Train announcement: The next stop is Union Station in downtown L.A.
Omar: I got to the point where I wanted to get killed, because I felt I was failing at everything. I had already passed the age I thought I was gonna live. But I just decided to try Homeboy for what it's meant for. I didn't know what to expect, but the thing is once the sharing started, it was when the healing started.
I got laid off and then a week later I got shot. I got shot a few times. One of them was here (pointing to his head). It affected me kind of like a stroke. That only added to the anger I already had. But then I also had a baby on the way. All these mixed emotions. Like saying it is like nothing now. This is ’cause four years of talking, right? But it wasn't. It wasn't easy before.
We're gonna start walking inside the building. Like I said, I only started doing tours, because I hated being in the office. I got placed in an office because of my disability and I hated it. I've always been active. I needed something outdoors. I just asked if I could follow one of the tour guides and I seen it and I was like I could do it. Obviously I missed the part where he was outdoors sharing his story, so I thought it was easy.
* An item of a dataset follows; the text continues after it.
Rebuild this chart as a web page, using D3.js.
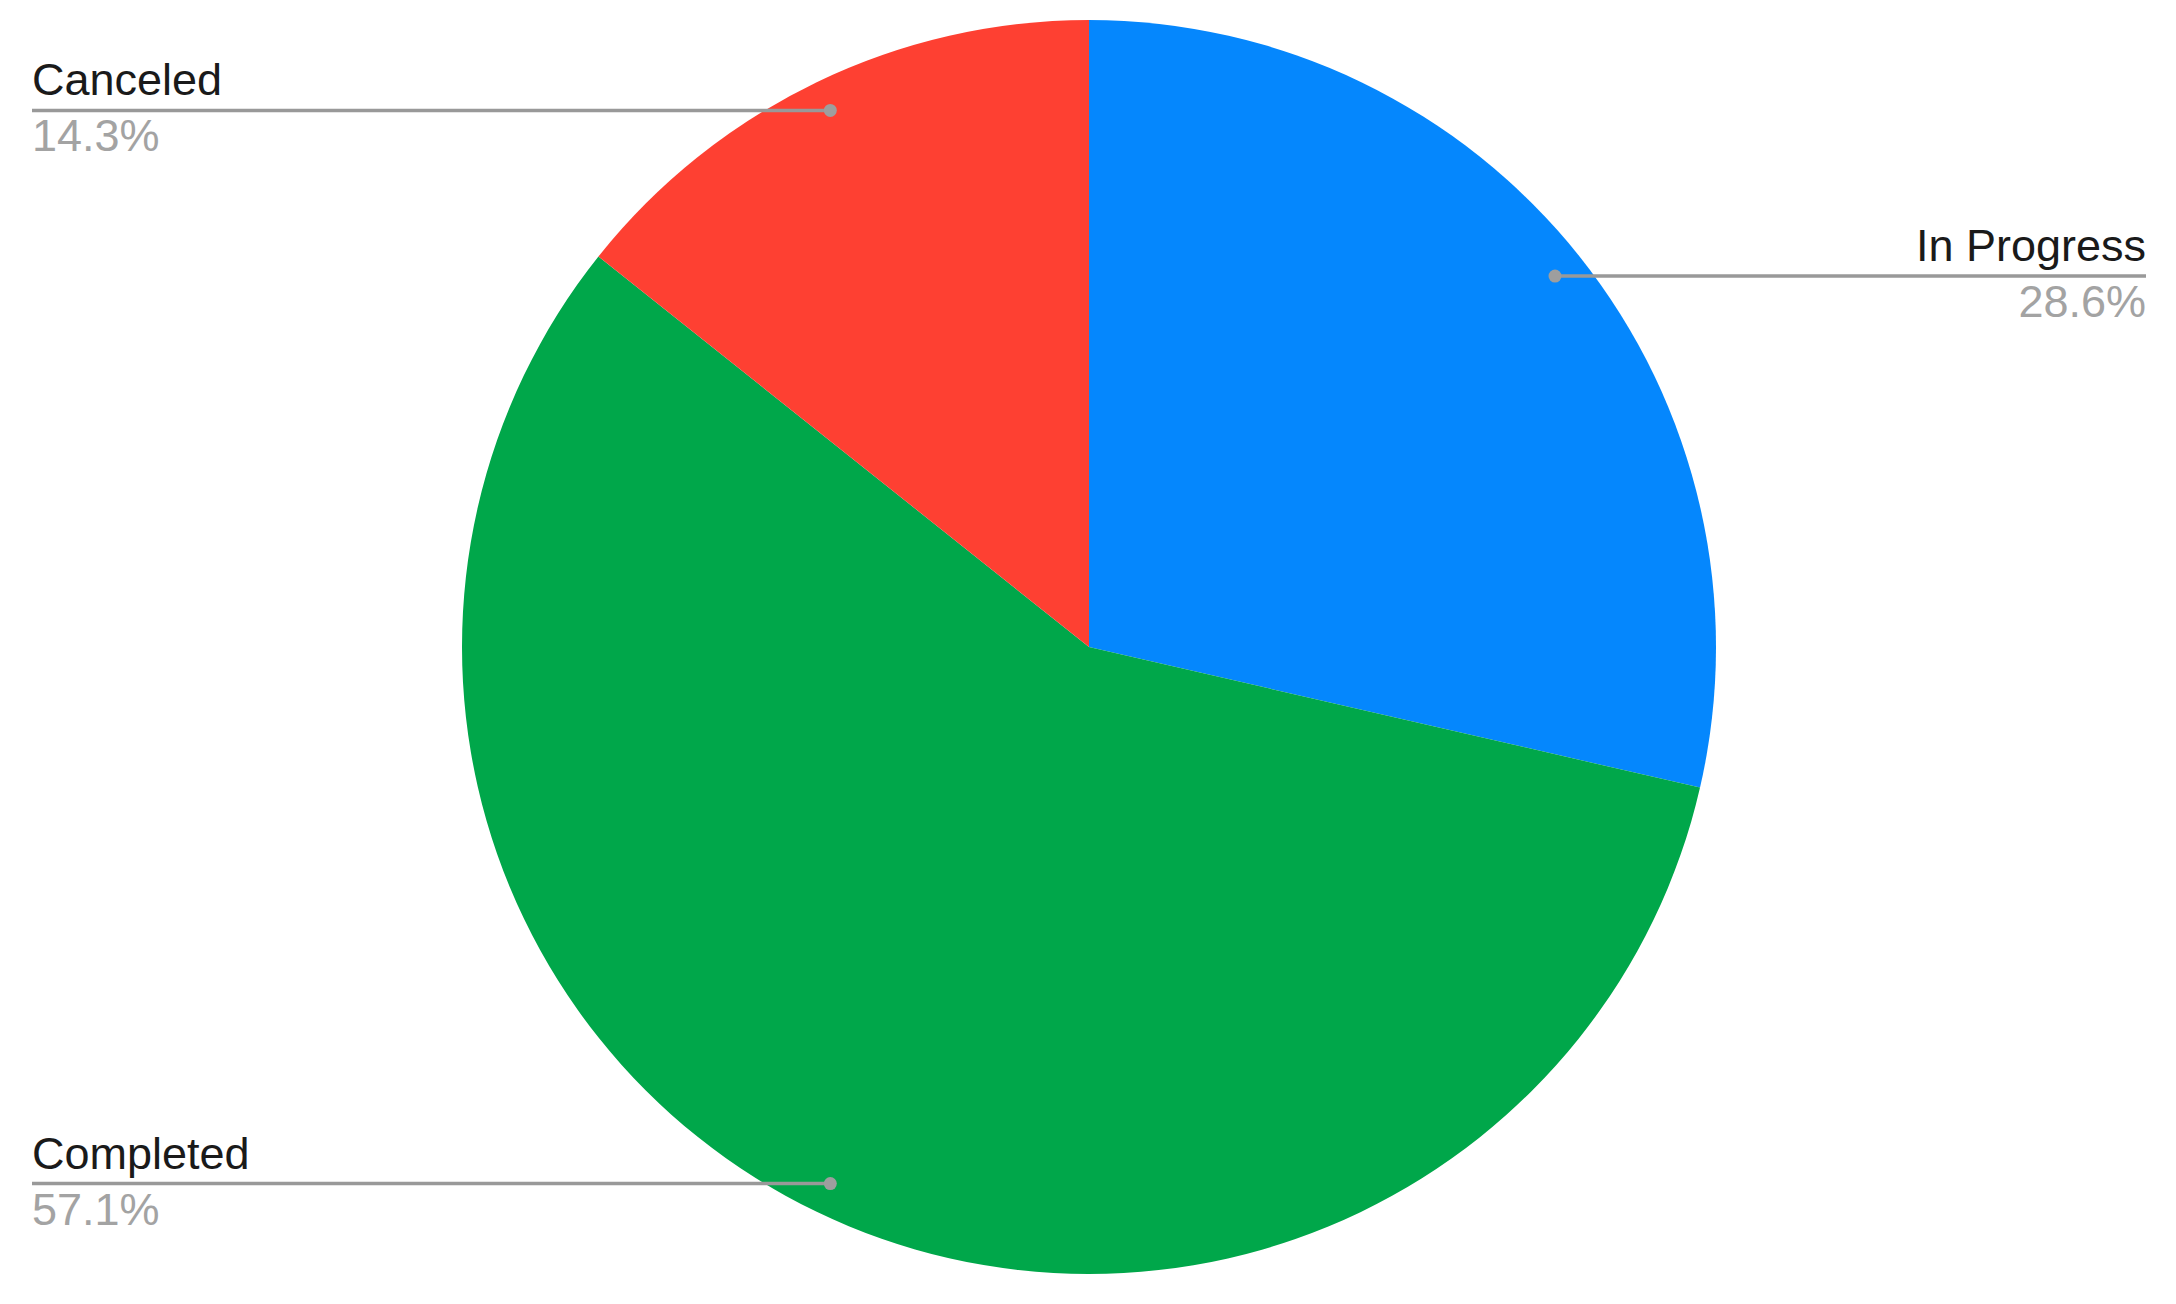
<!DOCTYPE html>
<html>
<head>
<meta charset="utf-8">
<script src="https://cdn.jsdelivr.net/npm/d3@7"></script>
<style>
  html, body { margin: 0; padding: 0; background: #fff; }
  svg { display: block; }
</style>
</head>
<body>
<div id="chart"></div>
<script>
// chart data
const categories = ["In Progress", "Completed", "Canceled"];
const shares = [28.6, 57.1, 14.3];
const sliceColors = ["#0587fd", "#00a74a", "#fe4032"];

const width = 2176, height = 1304;
const cx = 1089, cy = 647, radius = 627;
const leftEdge = 32, rightEdge = 2146;

const svg = d3.select("#chart")
  .append("svg")
  .attr("width", width)
  .attr("height", height);

const pie = d3.pie().sort(null).value(d => d.value);
const arcs = pie(categories.map((c, i) => ({ name: c, value: shares[i], color: sliceColors[i] })));

const arc = d3.arc().innerRadius(0).outerRadius(radius);

const g = svg.append("g").attr("transform", `translate(${cx},${cy})`);

g.selectAll("path")
  .data(arcs)
  .join("path")
  .attr("d", arc)
  .attr("fill", d => d.data.color);

// leader lines + labels
const labels = svg.append("g");
arcs.forEach(a => {
  const mid = (a.startAngle + a.endAngle) / 2;
  const px = cx + Math.sin(mid) * radius * 0.95;
  const py = cy - Math.cos(mid) * radius * 0.95;
  const right = Math.sin(mid) > 0;
  const endX = right ? rightEdge : leftEdge;

  labels.append("line")
    .attr("x1", px).attr("y1", py)
    .attr("x2", endX).attr("y2", py)
    .attr("stroke", "#999")
    .attr("stroke-width", 3.5);

  labels.append("circle")
    .attr("cx", px).attr("cy", py)
    .attr("r", 6.5)
    .attr("fill", "#9e9e9e");

  labels.append("text")
    .attr("x", endX)
    .attr("y", py - 15)
    .attr("text-anchor", right ? "end" : "start")
    .attr("font-family", "Liberation Sans, Arial, sans-serif")
    .attr("font-size", 45)
    .attr("fill", "#1a1a1a")
    .text(a.data.name);

  labels.append("text")
    .attr("x", endX)
    .attr("y", py + 41)
    .attr("text-anchor", right ? "end" : "start")
    .attr("font-family", "Liberation Sans, Arial, sans-serif")
    .attr("font-size", 45)
    .attr("fill", "#a3a3a3")
    .text(a.data.value.toFixed(1) + "%");
});
</script>
</body>
</html>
One of the guys from the gang that shot me, right, he was interested in doing tours. He had to shadow somebody. And it's usually me. They knew the history so they asked if it was okay. I said ‘yeah,’ because I wanted to know what he went through you know? I went through this, that, and that and I was like I want to know what this guy went through. After I heard his story, everything really changed for me because I didn't hate him. I respected him for everything that he had to go through. The anger I had toward the rival, like I said, once I heard somebody from… Once I heard their story, it changed my thinking because I respected him for what he had to go through. We had different stories but similar pain.
I knew that this time I really wanted to try it. Trying it meant just giving everything a shot. I always get reminded their story heals me. You're seeing them, their smiles and stuff. It's healing me. I continue to heal.
Narrator: Why do you deserve to be loved?
Omar: Because I'm great. I don't know. I'm a great father. I'm a great friend. I'm just great. Now I can ... I still heal, but I can walk with people. I started to feel like I'm an example for other people too.